→ **Work to do**:
Write out the data below in full, unchanged, minus the images.

----

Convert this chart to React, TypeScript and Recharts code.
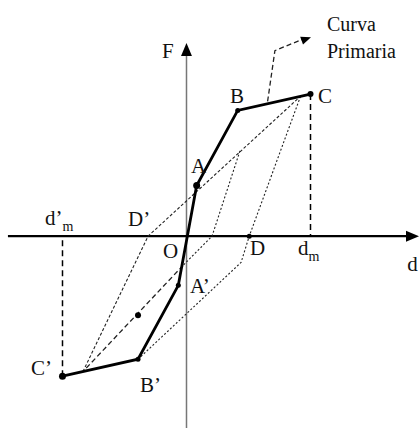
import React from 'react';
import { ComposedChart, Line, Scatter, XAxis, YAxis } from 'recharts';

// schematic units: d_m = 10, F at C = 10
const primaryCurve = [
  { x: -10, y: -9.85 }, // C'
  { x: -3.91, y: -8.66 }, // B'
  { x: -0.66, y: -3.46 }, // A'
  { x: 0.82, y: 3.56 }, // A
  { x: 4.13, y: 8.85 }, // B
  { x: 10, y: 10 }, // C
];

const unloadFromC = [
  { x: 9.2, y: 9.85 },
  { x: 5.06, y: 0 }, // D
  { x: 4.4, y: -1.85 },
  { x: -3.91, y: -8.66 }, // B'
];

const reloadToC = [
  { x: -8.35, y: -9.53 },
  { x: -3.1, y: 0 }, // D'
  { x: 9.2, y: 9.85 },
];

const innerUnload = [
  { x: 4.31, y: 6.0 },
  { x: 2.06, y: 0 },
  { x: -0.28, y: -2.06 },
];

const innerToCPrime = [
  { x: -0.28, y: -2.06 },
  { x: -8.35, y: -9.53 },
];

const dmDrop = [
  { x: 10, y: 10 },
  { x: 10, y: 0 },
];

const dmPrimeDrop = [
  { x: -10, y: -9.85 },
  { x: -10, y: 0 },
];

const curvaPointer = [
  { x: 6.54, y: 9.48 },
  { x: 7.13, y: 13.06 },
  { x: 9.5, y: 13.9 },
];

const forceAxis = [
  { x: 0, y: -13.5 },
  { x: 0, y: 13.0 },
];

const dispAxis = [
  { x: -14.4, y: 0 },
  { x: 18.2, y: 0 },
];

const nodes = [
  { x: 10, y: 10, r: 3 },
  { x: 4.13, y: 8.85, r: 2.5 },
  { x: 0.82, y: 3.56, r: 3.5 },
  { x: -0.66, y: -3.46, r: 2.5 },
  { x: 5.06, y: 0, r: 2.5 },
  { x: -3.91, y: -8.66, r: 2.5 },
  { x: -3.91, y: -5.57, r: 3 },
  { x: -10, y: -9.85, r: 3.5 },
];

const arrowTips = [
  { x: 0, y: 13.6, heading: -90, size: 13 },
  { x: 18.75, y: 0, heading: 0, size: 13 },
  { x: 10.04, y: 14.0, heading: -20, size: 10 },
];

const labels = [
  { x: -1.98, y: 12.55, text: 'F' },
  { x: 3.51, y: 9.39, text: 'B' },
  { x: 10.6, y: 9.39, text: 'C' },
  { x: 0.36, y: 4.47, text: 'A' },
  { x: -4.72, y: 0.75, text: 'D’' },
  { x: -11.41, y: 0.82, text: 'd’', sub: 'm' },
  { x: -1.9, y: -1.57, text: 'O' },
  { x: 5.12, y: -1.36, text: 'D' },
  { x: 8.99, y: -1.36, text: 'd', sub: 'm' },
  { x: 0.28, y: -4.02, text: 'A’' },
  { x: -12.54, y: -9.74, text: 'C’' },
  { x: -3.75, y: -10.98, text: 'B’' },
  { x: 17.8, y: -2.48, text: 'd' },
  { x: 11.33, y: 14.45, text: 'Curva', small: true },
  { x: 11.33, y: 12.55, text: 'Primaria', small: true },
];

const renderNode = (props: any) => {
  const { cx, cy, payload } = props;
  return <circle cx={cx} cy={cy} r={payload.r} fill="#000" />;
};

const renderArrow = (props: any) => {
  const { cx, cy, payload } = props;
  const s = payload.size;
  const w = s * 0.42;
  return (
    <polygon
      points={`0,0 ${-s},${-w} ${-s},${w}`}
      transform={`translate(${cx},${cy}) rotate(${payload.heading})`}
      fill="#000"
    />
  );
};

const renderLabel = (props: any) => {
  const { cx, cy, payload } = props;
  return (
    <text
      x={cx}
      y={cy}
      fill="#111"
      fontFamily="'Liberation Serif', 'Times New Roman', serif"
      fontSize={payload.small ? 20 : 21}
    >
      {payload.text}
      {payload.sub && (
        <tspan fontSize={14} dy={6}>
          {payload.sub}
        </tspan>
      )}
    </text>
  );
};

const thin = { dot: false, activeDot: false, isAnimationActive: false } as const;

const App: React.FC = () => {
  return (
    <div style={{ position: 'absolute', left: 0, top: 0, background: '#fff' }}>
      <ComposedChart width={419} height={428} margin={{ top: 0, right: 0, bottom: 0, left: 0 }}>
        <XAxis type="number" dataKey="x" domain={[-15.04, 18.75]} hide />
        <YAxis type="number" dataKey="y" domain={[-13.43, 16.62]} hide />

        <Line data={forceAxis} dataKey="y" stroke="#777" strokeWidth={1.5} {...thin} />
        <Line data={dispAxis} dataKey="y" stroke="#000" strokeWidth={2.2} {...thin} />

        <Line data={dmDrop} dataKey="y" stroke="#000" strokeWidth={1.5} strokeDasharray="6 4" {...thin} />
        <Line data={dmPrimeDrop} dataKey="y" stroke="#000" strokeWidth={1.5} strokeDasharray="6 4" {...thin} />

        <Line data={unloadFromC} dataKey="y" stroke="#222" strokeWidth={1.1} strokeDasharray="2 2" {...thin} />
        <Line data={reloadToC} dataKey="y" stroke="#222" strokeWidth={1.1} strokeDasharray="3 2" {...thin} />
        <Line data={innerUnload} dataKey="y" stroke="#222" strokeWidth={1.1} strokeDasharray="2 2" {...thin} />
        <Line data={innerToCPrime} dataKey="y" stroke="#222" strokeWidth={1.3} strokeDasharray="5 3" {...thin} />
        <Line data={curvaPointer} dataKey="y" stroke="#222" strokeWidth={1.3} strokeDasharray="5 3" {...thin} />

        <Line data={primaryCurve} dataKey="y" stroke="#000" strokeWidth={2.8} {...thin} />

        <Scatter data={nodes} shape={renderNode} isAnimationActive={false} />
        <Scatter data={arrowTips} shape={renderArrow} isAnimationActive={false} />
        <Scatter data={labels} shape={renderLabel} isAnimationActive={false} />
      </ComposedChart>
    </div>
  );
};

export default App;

----

→ **Result**:
Convert this chart to React, TypeScript and Recharts code.
import React from 'react';
import { ComposedChart, Line, Scatter, XAxis, YAxis } from 'recharts';

// schematic units: d_m = 10, F at C = 10
const primaryCurve = [
  { x: -10, y: -9.85 }, // C'
  { x: -3.91, y: -8.66 }, // B'
  { x: -0.66, y: -3.46 }, // A'
  { x: 0.82, y: 3.56 }, // A
  { x: 4.13, y: 8.85 }, // B
  { x: 10, y: 10 }, // C
];

const unloadFromC = [
  { x: 9.2, y: 9.85 },
  { x: 5.06, y: 0 }, // D
  { x: 4.4, y: -1.85 },
  { x: -3.91, y: -8.66 }, // B'
];

const reloadToC = [
  { x: -8.35, y: -9.53 },
  { x: -3.1, y: 0 }, // D'
  { x: 9.2, y: 9.85 },
];

const innerUnload = [
  { x: 4.31, y: 6.0 },
  { x: 2.06, y: 0 },
  { x: -0.28, y: -2.06 },
];

const innerToCPrime = [
  { x: -0.28, y: -2.06 },
  { x: -8.35, y: -9.53 },
];

const dmDrop = [
  { x: 10, y: 10 },
  { x: 10, y: 0 },
];

const dmPrimeDrop = [
  { x: -10, y: -9.85 },
  { x: -10, y: 0 },
];

const curvaPointer = [
  { x: 6.54, y: 9.48 },
  { x: 7.13, y: 13.06 },
  { x: 9.5, y: 13.9 },
];

const forceAxis = [
  { x: 0, y: -13.5 },
  { x: 0, y: 13.0 },
];

const dispAxis = [
  { x: -14.4, y: 0 },
  { x: 18.2, y: 0 },
];

const nodes = [
  { x: 10, y: 10, r: 3 },
  { x: 4.13, y: 8.85, r: 2.5 },
  { x: 0.82, y: 3.56, r: 3.5 },
  { x: -0.66, y: -3.46, r: 2.5 },
  { x: 5.06, y: 0, r: 2.5 },
  { x: -3.91, y: -8.66, r: 2.5 },
  { x: -3.91, y: -5.57, r: 3 },
  { x: -10, y: -9.85, r: 3.5 },
];

const arrowTips = [
  { x: 0, y: 13.6, heading: -90, size: 13 },
  { x: 18.75, y: 0, heading: 0, size: 13 },
  { x: 10.04, y: 14.0, heading: -20, size: 10 },
];

const labels = [
  { x: -1.98, y: 12.55, text: 'F' },
  { x: 3.51, y: 9.39, text: 'B' },
  { x: 10.6, y: 9.39, text: 'C' },
  { x: 0.36, y: 4.47, text: 'A' },
  { x: -4.72, y: 0.75, text: 'D’' },
  { x: -11.41, y: 0.82, text: 'd’', sub: 'm' },
  { x: -1.9, y: -1.57, text: 'O' },
  { x: 5.12, y: -1.36, text: 'D' },
  { x: 8.99, y: -1.36, text: 'd', sub: 'm' },
  { x: 0.28, y: -4.02, text: 'A’' },
  { x: -12.54, y: -9.74, text: 'C’' },
  { x: -3.75, y: -10.98, text: 'B’' },
  { x: 17.8, y: -2.48, text: 'd' },
  { x: 11.33, y: 14.45, text: 'Curva', small: true },
  { x: 11.33, y: 12.55, text: 'Primaria', small: true },
];

const renderNode = (props: any) => {
  const { cx, cy, payload } = props;
  return <circle cx={cx} cy={cy} r={payload.r} fill="#000" />;
};

const renderArrow = (props: any) => {
  const { cx, cy, payload } = props;
  const s = payload.size;
  const w = s * 0.42;
  return (
    <polygon
      points={`0,0 ${-s},${-w} ${-s},${w}`}
      transform={`translate(${cx},${cy}) rotate(${payload.heading})`}
      fill="#000"
    />
  );
};

const renderLabel = (props: any) => {
  const { cx, cy, payload } = props;
  return (
    <text
      x={cx}
      y={cy}
      fill="#111"
      fontFamily="'Liberation Serif', 'Times New Roman', serif"
      fontSize={payload.small ? 20 : 21}
    >
      {payload.text}
      {payload.sub && (
        <tspan fontSize={14} dy={6}>
          {payload.sub}
        </tspan>
      )}
    </text>
  );
};

const thin = { dot: false, activeDot: false, isAnimationActive: false } as const;

const App: React.FC = () => {
  return (
    <div style={{ position: 'absolute', left: 0, top: 0, background: '#fff' }}>
      <ComposedChart width={419} height={428} margin={{ top: 0, right: 0, bottom: 0, left: 0 }}>
        <XAxis type="number" dataKey="x" domain={[-15.04, 18.75]} hide />
        <YAxis type="number" dataKey="y" domain={[-13.43, 16.62]} hide />

        <Line data={forceAxis} dataKey="y" stroke="#777" strokeWidth={1.5} {...thin} />
        <Line data={dispAxis} dataKey="y" stroke="#000" strokeWidth={2.2} {...thin} />

        <Line data={dmDrop} dataKey="y" stroke="#000" strokeWidth={1.5} strokeDasharray="6 4" {...thin} />
        <Line data={dmPrimeDrop} dataKey="y" stroke="#000" strokeWidth={1.5} strokeDasharray="6 4" {...thin} />

        <Line data={unloadFromC} dataKey="y" stroke="#222" strokeWidth={1.1} strokeDasharray="2 2" {...thin} />
        <Line data={reloadToC} dataKey="y" stroke="#222" strokeWidth={1.1} strokeDasharray="3 2" {...thin} />
        <Line data={innerUnload} dataKey="y" stroke="#222" strokeWidth={1.1} strokeDasharray="2 2" {...thin} />
        <Line data={innerToCPrime} dataKey="y" stroke="#222" strokeWidth={1.3} strokeDasharray="5 3" {...thin} />
        <Line data={curvaPointer} dataKey="y" stroke="#222" strokeWidth={1.3} strokeDasharray="5 3" {...thin} />

        <Line data={primaryCurve} dataKey="y" stroke="#000" strokeWidth={2.8} {...thin} />

        <Scatter data={nodes} shape={renderNode} isAnimationActive={false} />
        <Scatter data={arrowTips} shape={renderArrow} isAnimationActive={false} />
        <Scatter data={labels} shape={renderLabel} isAnimationActive={false} />
      </ComposedChart>
    </div>
  );
};

export default App;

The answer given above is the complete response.